Botsford is a board member of the Farmers Market of Wausau and a vendor selling produce from her farm in Athens. She explained that when the market was created, there weren’t rules around whether vendors could sell purchased products they did not grow themselves.

“It wasn’t fair for us (farmers) to be doing this, really like putting a lot of effort into making sure that we have these certain fruits and vegetables, and then having it show up two weeks before there was-- sweet corn, is a great example.”

She continued that some vendors at the time would bring sweet corn from southern states where corn is ready for harvest earlier.

“However, a lot of the vendors who had built the market in the first place had made a living, and designed an entire business model off of these other sources for their foods coming in. So, it felt a little unfair to take that away from them since they were the ones who built the market in the first place.”

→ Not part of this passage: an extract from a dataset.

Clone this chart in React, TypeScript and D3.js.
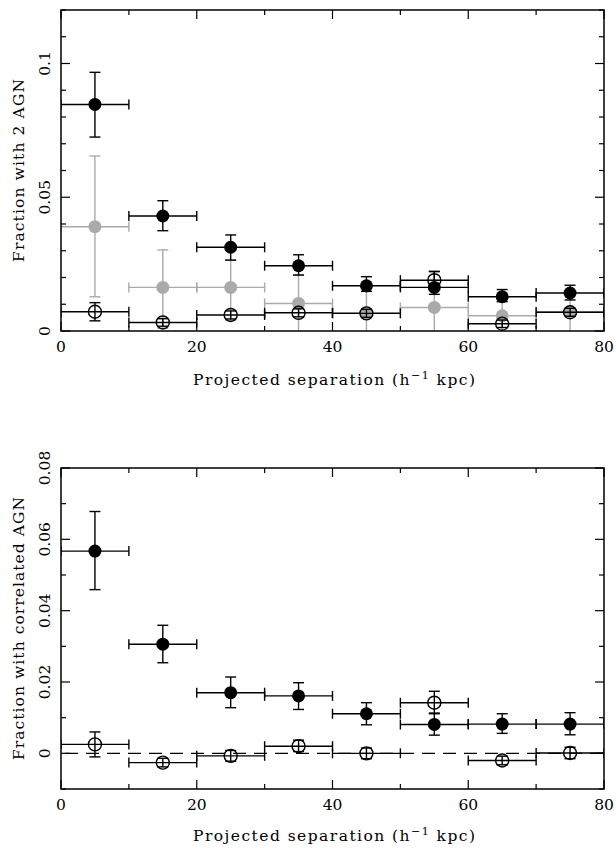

Botsford said the board wants to respect the vendors who helped establish the market, even if many members and vendors believe it should become a growers- and makers-only market. In 2013, the farmers market board instated a rule that requires vendors to have significant participation in creating the items they sell, but it grandfathered in the vendors who were already selling purchased produce.

The idea behind the decision is to allow those founders to continue their businesses and ultimately become a growers-only market as those vendors retire and are replaced by new vendors who have to follow the 2013 rule. Nearly a decade later, that is almost the case, as only a handful of vendors continue the practice.

Botsford saw the Facebook post that began this conversation and commented that perfect-looking produce is not a good way to gauge whether produce was first purchased elsewhere or grown locally. She said farmers work hard to make sure their products are quality and fresh. She had some tips for market shoppers looking to know more about their food and where it comes from.

“Talk to the farmers... You’ll feel very confident buying from the farmers knowing that the food is coming from them if you have a conversation,” she encouraged. “Most farmers have a web page; you can look up or check it out and do a little of the work yourself to know that you’re getting food from a local source.”

The Farmers Market of Wausau only governs vendors who are set up on the gravel site. Vendors set up outside of that area, including across the street or in the parking lot outside of the former VFW hall do not have to follow those rules. The Wausau Winter Market is also separate and governed by different rules. That market, Botsford said, is a growers- and makers-only market.

7 Investigates attempted to reach out to vendors who were identified as continuing the practice of selling at least some purchased products they did not produce, but none wanted to comment.